▸ Rows from a dataset of charts and code
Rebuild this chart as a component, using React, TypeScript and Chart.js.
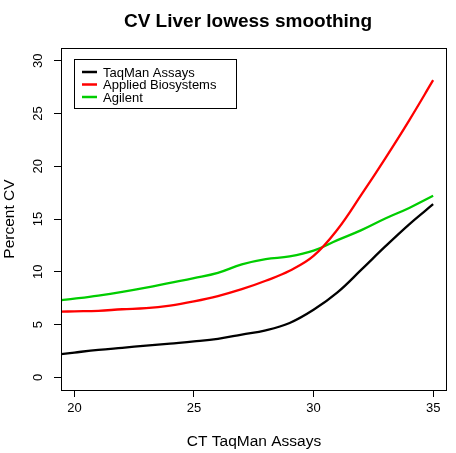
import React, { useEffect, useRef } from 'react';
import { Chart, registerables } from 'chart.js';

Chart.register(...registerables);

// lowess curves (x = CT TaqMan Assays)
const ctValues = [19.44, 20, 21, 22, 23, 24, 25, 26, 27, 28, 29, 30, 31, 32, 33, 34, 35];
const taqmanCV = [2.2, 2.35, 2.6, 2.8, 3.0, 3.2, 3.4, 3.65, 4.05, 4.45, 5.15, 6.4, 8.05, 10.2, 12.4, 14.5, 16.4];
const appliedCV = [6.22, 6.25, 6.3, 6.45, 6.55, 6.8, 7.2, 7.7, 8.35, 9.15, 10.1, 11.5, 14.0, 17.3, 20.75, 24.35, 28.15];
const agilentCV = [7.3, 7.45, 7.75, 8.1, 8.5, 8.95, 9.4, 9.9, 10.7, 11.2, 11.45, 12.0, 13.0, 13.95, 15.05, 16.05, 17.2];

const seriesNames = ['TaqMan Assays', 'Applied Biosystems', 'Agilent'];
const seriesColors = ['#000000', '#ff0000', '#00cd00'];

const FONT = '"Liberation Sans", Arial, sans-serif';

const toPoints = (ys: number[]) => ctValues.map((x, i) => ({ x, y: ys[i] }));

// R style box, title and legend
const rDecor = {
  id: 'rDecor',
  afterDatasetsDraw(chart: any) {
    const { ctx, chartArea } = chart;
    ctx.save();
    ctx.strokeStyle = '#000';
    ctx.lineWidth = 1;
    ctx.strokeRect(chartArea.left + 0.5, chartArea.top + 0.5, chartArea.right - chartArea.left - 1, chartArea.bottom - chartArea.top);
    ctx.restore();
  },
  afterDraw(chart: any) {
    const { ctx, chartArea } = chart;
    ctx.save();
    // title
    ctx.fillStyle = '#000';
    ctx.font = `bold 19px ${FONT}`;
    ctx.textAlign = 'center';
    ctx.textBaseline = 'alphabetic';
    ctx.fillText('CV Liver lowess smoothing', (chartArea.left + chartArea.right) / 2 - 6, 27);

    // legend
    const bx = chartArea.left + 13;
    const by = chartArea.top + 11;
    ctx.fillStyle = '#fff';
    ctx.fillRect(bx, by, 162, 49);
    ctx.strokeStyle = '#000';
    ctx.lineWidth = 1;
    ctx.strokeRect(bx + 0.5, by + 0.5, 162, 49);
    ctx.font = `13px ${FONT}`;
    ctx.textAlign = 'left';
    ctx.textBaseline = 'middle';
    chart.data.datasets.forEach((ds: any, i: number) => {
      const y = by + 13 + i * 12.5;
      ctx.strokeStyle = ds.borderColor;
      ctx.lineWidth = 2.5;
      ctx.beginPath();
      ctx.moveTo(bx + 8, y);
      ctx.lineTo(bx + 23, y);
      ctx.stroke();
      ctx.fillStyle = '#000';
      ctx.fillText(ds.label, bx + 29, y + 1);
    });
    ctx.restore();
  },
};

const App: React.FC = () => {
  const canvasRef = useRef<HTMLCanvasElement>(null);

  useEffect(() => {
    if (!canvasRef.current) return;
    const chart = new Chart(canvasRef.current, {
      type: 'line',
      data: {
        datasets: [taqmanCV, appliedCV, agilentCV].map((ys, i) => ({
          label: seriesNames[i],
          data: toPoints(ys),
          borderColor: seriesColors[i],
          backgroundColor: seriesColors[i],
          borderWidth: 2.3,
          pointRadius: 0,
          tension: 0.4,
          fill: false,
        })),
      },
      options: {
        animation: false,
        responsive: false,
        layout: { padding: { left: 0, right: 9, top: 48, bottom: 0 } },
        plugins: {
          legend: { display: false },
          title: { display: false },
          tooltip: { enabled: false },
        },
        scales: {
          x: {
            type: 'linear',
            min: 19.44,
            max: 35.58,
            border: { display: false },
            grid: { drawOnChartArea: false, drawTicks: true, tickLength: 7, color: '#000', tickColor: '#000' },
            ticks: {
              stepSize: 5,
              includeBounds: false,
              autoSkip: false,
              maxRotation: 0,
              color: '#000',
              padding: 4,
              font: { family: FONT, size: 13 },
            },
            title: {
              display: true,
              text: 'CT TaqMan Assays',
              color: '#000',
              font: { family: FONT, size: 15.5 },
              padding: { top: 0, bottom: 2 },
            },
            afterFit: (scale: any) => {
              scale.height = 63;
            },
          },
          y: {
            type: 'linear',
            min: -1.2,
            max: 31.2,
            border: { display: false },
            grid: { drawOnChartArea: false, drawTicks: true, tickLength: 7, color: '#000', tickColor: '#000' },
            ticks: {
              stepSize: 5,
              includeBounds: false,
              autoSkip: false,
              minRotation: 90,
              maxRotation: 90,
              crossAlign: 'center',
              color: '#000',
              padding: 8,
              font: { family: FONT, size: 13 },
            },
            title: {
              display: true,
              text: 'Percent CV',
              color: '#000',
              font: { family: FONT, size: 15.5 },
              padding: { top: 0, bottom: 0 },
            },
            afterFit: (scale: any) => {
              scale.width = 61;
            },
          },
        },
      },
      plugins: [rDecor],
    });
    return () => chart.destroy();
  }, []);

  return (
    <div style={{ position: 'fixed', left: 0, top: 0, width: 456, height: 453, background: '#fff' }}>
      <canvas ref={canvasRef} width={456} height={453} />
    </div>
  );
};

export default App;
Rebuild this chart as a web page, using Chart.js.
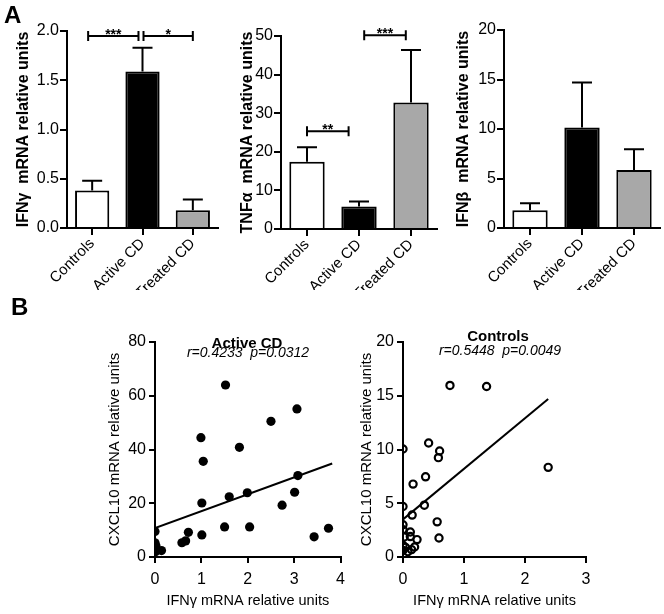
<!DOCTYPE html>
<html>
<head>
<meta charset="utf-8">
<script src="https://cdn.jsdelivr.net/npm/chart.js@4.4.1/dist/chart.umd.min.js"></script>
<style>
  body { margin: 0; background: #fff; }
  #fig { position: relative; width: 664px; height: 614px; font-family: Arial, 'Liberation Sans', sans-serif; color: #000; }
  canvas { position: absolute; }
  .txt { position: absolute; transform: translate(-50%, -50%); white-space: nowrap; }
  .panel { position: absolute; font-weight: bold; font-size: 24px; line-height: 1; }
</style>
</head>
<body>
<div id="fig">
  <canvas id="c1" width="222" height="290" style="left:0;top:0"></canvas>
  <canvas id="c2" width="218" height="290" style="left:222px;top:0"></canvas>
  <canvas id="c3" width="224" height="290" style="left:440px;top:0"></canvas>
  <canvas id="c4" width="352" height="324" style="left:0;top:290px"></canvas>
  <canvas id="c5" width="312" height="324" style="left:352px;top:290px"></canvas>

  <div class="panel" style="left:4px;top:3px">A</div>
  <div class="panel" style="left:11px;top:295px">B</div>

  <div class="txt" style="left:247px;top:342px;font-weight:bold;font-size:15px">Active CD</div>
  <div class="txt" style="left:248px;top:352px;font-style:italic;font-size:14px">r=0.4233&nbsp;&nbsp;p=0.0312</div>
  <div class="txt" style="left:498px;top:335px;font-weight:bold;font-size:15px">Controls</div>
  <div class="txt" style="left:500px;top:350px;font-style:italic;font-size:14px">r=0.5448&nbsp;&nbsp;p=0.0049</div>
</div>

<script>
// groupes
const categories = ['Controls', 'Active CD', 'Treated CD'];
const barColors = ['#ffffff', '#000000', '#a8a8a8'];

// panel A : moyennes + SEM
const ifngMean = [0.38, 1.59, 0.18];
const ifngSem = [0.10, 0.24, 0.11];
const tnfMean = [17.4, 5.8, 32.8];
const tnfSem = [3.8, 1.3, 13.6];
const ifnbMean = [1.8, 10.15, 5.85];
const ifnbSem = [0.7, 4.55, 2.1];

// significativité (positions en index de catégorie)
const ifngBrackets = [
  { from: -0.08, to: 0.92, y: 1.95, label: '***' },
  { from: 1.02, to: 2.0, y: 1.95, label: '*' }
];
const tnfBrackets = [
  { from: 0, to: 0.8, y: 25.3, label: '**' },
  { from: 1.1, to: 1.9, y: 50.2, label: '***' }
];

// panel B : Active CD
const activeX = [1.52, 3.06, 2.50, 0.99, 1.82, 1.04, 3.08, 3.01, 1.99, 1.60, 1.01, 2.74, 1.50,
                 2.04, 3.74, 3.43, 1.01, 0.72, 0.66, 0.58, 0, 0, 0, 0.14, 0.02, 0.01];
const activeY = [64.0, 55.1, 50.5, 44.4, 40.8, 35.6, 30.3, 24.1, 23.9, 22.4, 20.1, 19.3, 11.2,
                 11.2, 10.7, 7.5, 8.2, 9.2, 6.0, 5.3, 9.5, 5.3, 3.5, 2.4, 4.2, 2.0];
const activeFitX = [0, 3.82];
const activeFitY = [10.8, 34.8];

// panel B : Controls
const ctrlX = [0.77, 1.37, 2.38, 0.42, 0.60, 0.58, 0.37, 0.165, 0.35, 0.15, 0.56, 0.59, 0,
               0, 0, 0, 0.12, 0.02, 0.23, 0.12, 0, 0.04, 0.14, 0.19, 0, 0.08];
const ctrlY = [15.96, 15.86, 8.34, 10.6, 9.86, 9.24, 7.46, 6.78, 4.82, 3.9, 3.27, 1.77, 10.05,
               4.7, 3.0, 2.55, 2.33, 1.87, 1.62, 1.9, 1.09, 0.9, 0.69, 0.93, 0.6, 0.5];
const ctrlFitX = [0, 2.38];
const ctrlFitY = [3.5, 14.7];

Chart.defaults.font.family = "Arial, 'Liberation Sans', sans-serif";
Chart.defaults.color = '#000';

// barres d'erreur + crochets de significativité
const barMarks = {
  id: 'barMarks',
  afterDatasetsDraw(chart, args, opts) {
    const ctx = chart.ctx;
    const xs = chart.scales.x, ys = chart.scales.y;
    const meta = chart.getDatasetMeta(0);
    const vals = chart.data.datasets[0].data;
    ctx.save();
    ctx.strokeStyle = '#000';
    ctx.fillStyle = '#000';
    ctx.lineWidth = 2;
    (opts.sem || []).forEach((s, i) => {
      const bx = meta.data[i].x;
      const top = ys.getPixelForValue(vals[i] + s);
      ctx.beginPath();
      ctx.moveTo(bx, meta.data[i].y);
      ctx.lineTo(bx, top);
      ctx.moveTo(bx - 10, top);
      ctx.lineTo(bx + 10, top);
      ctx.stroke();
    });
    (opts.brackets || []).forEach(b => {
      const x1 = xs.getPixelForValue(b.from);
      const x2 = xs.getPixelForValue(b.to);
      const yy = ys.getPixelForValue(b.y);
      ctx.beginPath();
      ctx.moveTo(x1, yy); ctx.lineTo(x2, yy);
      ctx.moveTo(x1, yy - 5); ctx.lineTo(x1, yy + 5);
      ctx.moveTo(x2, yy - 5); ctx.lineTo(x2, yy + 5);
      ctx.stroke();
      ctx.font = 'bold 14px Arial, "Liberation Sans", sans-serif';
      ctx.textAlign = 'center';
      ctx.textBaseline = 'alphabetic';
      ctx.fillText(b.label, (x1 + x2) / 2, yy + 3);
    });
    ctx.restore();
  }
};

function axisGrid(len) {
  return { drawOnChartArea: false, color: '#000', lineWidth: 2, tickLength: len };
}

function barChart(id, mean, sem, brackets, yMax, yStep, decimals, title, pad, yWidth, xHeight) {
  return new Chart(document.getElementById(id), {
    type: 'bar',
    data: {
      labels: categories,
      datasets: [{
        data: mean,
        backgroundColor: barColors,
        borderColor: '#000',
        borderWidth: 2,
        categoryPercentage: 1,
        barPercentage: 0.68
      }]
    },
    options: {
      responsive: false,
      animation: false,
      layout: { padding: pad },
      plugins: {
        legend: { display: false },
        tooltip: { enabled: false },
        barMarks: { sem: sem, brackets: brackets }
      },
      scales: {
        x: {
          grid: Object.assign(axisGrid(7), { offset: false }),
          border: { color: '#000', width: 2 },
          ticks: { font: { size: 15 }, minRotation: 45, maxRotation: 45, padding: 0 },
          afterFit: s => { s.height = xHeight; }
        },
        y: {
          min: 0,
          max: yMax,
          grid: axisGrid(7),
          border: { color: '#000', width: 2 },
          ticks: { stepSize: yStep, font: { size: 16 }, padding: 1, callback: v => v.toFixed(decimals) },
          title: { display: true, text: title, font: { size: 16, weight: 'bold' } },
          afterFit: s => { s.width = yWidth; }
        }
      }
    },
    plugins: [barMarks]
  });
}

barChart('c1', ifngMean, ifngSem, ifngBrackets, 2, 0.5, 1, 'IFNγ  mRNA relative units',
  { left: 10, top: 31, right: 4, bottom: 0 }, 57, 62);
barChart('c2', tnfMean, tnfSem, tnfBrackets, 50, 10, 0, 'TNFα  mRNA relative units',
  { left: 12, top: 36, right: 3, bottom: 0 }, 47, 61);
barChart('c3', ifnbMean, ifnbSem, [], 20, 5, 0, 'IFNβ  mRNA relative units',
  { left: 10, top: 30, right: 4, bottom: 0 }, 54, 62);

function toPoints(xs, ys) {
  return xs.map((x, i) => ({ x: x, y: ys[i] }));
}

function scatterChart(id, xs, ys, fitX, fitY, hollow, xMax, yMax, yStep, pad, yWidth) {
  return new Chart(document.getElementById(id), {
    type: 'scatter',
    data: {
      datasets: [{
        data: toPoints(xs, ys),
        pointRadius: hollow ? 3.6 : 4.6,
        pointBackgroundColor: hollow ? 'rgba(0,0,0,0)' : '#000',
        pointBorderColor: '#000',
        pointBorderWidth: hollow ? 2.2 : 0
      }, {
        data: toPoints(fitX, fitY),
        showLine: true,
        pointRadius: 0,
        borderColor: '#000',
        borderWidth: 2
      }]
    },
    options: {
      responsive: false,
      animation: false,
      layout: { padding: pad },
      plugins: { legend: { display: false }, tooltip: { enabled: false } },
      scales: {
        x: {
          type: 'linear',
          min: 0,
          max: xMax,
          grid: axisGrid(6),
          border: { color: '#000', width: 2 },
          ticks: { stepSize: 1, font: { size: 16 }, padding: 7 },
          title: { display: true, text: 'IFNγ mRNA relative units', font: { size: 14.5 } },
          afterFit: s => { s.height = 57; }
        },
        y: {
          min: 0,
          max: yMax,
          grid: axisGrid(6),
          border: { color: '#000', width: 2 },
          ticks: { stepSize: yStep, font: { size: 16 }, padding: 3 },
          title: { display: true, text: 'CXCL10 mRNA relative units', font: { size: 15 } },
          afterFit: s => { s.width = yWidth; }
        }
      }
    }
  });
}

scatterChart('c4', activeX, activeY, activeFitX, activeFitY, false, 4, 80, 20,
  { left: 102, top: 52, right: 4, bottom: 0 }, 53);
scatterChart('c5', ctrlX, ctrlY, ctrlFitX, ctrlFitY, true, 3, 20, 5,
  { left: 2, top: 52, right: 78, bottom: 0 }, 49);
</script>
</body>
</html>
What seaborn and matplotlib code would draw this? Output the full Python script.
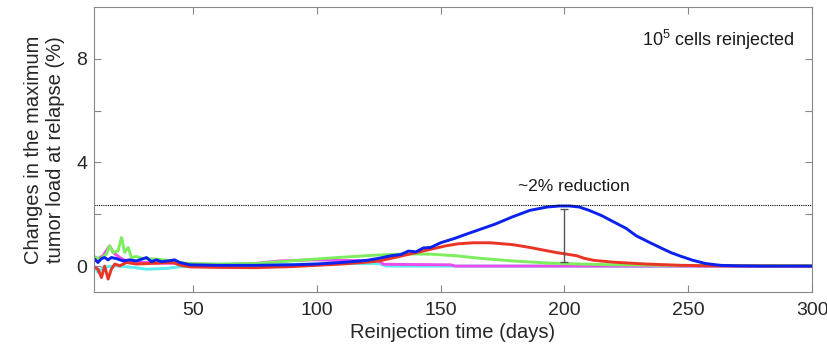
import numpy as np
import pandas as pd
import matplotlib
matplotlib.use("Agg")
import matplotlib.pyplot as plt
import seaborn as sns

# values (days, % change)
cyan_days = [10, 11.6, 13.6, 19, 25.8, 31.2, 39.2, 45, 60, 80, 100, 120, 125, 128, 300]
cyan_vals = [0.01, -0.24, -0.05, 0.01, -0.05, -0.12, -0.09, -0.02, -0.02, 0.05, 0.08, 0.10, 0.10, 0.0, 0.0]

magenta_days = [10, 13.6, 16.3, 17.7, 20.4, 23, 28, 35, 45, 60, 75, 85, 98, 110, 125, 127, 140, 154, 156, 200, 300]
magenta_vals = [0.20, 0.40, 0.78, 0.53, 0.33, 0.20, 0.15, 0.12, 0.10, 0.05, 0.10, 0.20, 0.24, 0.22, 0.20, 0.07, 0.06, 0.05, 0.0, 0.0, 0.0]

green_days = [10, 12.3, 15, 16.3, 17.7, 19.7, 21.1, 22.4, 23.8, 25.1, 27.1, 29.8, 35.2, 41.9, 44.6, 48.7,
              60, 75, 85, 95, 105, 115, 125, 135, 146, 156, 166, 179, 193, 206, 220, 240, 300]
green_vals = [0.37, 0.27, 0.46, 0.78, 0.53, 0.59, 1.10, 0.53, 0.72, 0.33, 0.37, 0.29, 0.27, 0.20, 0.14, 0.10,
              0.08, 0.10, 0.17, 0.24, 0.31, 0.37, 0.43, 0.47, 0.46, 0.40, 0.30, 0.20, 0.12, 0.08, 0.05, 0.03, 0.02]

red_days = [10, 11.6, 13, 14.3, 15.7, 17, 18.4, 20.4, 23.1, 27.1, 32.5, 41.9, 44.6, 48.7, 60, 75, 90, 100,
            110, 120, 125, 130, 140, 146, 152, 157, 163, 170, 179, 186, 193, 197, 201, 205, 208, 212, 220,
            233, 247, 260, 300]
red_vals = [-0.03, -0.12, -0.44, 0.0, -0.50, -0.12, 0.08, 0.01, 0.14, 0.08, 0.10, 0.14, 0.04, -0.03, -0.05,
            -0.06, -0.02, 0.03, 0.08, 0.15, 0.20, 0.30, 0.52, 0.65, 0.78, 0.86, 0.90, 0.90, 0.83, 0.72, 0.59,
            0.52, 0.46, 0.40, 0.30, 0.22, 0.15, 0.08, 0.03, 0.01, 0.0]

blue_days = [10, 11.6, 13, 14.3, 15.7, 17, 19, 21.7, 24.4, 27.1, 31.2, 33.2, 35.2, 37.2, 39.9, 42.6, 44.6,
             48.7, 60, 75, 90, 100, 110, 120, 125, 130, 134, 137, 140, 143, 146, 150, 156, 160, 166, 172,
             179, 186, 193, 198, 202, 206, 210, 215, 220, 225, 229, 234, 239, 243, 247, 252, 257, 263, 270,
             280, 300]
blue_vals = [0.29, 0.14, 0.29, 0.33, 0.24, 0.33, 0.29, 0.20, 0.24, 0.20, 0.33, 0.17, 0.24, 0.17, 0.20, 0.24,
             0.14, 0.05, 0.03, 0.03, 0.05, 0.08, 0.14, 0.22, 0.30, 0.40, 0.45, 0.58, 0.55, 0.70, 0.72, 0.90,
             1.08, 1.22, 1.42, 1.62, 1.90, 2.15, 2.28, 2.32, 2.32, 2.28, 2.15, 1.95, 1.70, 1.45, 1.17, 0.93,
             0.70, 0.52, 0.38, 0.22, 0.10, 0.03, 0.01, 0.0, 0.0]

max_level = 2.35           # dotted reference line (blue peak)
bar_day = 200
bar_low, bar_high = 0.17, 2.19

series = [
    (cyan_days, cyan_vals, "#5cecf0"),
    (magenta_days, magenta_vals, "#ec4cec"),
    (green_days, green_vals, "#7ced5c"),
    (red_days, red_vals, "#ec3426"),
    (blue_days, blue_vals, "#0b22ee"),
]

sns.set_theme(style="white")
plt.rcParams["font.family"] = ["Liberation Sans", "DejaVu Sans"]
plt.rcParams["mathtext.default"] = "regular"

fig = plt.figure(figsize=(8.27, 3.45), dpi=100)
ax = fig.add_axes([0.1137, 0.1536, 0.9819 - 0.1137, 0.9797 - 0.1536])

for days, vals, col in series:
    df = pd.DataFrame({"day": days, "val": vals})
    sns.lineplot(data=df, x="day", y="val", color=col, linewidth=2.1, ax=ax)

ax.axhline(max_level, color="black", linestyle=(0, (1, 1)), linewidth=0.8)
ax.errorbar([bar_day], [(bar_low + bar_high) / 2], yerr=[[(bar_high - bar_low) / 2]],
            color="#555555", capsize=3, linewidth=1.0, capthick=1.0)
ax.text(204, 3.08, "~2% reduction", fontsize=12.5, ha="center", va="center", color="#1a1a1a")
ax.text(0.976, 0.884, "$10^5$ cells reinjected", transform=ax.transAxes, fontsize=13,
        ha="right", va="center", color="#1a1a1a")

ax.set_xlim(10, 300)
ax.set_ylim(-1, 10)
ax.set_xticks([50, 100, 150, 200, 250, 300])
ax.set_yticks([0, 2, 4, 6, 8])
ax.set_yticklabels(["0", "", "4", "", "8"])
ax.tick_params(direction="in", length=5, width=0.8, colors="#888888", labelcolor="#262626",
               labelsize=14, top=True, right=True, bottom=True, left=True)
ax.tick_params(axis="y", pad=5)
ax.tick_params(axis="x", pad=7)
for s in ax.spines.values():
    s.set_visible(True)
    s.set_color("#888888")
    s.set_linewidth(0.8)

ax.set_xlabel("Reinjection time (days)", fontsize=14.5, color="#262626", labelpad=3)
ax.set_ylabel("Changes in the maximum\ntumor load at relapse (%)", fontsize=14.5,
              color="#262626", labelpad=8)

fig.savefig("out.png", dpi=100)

▸ Aim
Repeat exactly the lines from the first line of the records above through the line containing "const toPoints = (ys: number[])", leaving out the pictures.

▸ Final result
Rebuild this chart as a component, using React, TypeScript and Chart.js.
import React, { useEffect, useRef } from 'react';
import { Chart, registerables } from 'chart.js';

Chart.register(...registerables);

// lowess curves (x = CT TaqMan Assays)
const ctValues = [19.44, 20, 21, 22, 23, 24, 25, 26, 27, 28, 29, 30, 31, 32, 33, 34, 35];
const taqmanCV = [2.2, 2.35, 2.6, 2.8, 3.0, 3.2, 3.4, 3.65, 4.05, 4.45, 5.15, 6.4, 8.05, 10.2, 12.4, 14.5, 16.4];
const appliedCV = [6.22, 6.25, 6.3, 6.45, 6.55, 6.8, 7.2, 7.7, 8.35, 9.15, 10.1, 11.5, 14.0, 17.3, 20.75, 24.35, 28.15];
const agilentCV = [7.3, 7.45, 7.75, 8.1, 8.5, 8.95, 9.4, 9.9, 10.7, 11.2, 11.45, 12.0, 13.0, 13.95, 15.05, 16.05, 17.2];

const seriesNames = ['TaqMan Assays', 'Applied Biosystems', 'Agilent'];
const seriesColors = ['#000000', '#ff0000', '#00cd00'];

const FONT = '"Liberation Sans", Arial, sans-serif';

const toPoints = (ys: number[]) => ctValues.map((x, i) => ({ x, y: ys[i] }));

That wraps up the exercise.